The last time Glastonbury graced our screens and fields in 2019, a wet leg at Glastonbury was one of the less glamorous effects of taking too many illegal narcotics. Yet, like a phoenix out of the ashes, Wet Leg emerged from the COVID-19 pandemic to dominate the guitar scene. In making indie-rock sexy and seductive, something which many would have seemed inconceivable, the duo have been placed on a pedestal by the Gen Z Tiktokers. As is inevitable, their set was a jamboree of screams and self-deprecating awkward chat between songs, as well as tracks destined to make you grin. Tracks like “Chaise Lounge” and “Wet Dream” are not only amazing songs in their own right, but are very little else you have ever heard. Whilst I fear they may not be at this peak for much longer, Wet Leg are something truly special. 


Oliver Rodrigo, Pyramid Stage

Whilst I’m aware the OSM readership may have varying views on the former Disney star, there is something undeniably, deeply impressive about 19 year-old Olivia Rodrigo. With an ability to oscillate seamlessly to melancholic ballads to feel good pop-rock tracks is something any musician would be impressed by, let alone someone with so little experience playing such iconic stages. Winning the prize for coolest backing band, Rodrigo bounced around the stage with unbridled joy, as well as seeming genuinely humbled by the seas of people that congregated to join in with her catalog of tunes which have been ubiquitous over the past year or so. However, the moment of the set came when the singer-songwriter brought out Lily Allen to deliver a special cover of “Fuck You”, dedicated the US Supreme Court Justices who backed the overturning of Roe Vs Wade, stripping millions of access to abortions. As Rodrigo delivered a passionate speech, Allen looked on smiling, as if they were master and apprentice. A set which, in ten years time, will still be on IPlayer. 


IDLES, the Other Stage

Perhaps more than anyone else, what you see is what you get with IDLES. Frontman Joe Talbot booming vocals, lead guitarist (also a qualified dentist) throwing himself into the crowd during every second song, the crowd engaging in what looks like a fully-condoned brawl. Yet, there is something enigmatic about the success of the Bristol-based post-punk overlords. So many bands have done (and will no doubt continue to do) what IDLES have done, but have not been able to escape small venues or punk festivals. For such an acquired taste, the five-piece have successfully wriggled and wormed themselves into gaps which are not used to the hefty and burly body of IDLES. Yet, they are a band whom you would be hard-pressed to hear a bad word about. It’s true that their lyrics are like no one else, with references from Charlie Sheen to Mary Berry, as well as a sharp political and socially-aware instinct that seems to underpin nearly every track.

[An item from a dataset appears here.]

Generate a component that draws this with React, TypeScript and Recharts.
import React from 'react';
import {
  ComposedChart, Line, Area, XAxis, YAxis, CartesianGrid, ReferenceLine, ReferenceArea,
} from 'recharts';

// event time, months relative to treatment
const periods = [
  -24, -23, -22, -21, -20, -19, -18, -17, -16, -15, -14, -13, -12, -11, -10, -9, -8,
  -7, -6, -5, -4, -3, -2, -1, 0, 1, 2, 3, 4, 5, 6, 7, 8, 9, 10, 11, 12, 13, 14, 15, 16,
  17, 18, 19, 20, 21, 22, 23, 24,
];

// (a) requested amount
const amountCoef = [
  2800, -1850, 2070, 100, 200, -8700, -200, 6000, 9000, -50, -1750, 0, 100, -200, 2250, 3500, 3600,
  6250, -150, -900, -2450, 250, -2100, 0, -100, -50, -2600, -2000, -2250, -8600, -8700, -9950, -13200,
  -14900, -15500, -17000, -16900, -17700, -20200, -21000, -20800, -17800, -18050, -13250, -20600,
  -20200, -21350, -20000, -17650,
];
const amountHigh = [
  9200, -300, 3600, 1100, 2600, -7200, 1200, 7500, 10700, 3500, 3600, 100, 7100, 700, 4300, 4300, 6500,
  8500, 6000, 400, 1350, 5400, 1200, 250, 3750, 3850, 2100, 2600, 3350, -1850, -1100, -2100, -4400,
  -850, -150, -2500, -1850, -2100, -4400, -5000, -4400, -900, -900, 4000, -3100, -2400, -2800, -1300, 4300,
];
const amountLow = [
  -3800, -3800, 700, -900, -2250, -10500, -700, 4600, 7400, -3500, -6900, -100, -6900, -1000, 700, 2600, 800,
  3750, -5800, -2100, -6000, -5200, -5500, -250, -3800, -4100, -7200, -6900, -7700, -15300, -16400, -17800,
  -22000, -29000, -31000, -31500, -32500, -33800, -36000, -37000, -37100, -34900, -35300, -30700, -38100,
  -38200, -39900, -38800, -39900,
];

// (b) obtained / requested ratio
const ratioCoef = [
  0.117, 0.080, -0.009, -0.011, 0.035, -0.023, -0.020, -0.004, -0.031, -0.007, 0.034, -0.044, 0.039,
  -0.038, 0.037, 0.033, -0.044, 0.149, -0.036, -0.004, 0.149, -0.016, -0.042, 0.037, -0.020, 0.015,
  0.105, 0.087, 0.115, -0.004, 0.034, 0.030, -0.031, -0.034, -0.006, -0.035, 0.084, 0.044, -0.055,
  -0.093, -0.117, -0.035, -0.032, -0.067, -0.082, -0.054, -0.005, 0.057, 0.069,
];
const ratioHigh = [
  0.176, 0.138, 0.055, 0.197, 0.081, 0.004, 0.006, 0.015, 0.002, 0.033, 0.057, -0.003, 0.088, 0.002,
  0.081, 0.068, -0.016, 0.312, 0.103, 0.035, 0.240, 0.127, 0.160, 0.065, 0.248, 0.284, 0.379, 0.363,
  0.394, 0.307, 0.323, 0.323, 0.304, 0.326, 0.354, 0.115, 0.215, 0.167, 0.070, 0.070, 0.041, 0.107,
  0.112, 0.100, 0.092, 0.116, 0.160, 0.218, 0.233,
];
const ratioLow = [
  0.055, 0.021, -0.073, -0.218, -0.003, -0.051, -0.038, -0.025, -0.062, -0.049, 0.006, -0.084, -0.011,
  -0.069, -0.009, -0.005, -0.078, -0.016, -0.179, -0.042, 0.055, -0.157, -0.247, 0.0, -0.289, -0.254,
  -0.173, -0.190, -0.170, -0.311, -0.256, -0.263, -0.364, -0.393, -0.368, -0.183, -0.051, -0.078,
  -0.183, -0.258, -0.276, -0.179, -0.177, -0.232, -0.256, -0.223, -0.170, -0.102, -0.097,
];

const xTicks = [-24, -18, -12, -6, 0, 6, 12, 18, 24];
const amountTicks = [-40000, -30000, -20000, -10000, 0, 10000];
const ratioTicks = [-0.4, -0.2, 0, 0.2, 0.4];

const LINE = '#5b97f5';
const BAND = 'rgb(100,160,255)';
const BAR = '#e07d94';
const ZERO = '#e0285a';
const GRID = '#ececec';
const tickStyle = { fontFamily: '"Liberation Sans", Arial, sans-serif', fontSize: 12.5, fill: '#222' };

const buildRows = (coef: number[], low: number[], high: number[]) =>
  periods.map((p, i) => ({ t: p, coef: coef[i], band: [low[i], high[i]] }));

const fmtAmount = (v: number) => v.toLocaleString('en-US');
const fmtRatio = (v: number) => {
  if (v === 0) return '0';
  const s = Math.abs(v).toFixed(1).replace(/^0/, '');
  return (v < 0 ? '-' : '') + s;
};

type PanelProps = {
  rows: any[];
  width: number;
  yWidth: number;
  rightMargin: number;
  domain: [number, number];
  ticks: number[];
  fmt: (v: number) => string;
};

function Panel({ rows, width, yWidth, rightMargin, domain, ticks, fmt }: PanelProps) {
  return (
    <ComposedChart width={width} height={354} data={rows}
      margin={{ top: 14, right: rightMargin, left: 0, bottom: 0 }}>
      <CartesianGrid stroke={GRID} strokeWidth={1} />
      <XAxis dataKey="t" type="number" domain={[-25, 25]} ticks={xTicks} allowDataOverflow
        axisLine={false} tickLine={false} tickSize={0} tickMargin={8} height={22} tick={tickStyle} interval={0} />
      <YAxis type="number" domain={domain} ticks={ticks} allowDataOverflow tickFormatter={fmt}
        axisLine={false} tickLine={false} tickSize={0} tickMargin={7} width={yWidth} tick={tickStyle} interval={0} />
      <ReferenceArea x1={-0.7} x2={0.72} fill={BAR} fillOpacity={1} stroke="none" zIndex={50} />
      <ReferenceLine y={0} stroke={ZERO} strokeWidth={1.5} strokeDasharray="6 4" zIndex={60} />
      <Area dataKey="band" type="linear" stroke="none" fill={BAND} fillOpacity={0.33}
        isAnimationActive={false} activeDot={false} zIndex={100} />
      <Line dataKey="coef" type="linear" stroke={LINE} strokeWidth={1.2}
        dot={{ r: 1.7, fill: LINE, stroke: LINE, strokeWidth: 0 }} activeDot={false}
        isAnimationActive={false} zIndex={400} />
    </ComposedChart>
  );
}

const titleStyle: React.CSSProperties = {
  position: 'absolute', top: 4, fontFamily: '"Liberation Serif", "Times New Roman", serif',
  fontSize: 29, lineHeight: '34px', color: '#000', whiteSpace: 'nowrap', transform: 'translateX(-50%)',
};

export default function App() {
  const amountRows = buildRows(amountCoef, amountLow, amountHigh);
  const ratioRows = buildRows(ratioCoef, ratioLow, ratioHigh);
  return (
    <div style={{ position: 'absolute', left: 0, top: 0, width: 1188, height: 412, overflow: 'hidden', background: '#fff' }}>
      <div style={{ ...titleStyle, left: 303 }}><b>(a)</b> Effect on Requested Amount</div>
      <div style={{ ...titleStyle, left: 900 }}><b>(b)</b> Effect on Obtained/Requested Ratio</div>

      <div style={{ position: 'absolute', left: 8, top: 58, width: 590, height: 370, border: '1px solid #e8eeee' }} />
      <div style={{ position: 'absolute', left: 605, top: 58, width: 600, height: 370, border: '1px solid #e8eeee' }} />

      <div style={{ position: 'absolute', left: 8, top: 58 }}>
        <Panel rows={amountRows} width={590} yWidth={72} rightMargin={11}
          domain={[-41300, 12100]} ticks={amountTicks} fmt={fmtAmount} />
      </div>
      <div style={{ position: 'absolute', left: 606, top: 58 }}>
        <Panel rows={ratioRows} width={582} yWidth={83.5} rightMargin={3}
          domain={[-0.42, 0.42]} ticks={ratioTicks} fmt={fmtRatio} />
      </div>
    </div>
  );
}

In many ways, IDLES operate in something of a double-dynamic: fun and entertaining to watch as they bounce around in the midst of orchestrated chaos, but also have this much deeper lyrical and sonic ability which sets the outfit apart from the long list of bands who have tried and failed to reach the heady heights that IDLES have found themselves at. The less said about the “All You Need Is Love” cover, the better. 

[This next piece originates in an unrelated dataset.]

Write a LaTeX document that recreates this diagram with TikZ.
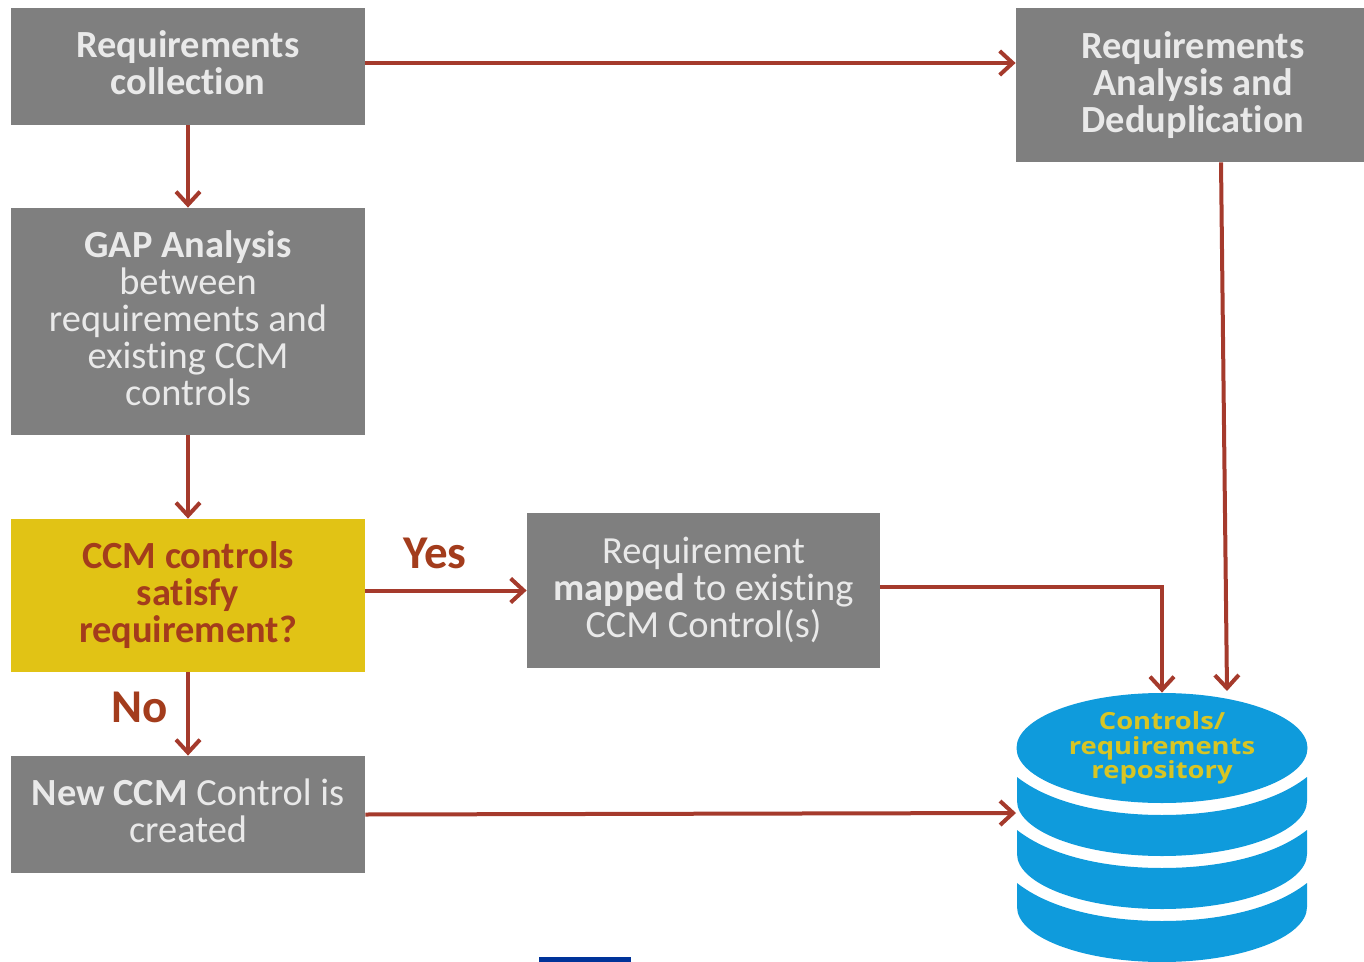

Arlo Parks, the Park Stage 

With a stage filled with sunflowers, Arlo Parks was (as ever) one of the brightest rays of sunshine over Worthy Farm at the weekend. South-West London’s answer to international stars like Clairo and Lorde, the poet (for singer-songwriter seems like an understatement) is another artist who was virtually unknown last time Glastonbury festival came to fruition, despite playing a couple of sets on Glastonbury’s smaller stages. Good luck trying to stay still during tracks like “Cola”, resisting the urge to sway and tap your feet. At only 21, Parks strolls and struts around the stage as if she’s done this thousands of times. A close runner-up for “coolest backing band”, the soulful backing to Parks’ vocals sounds better live than it does recorded. Although Arlo Parks seems to be at the top of her game, you can’t help but think she is going to become even bigger. Watch her now so you seem cool in the future.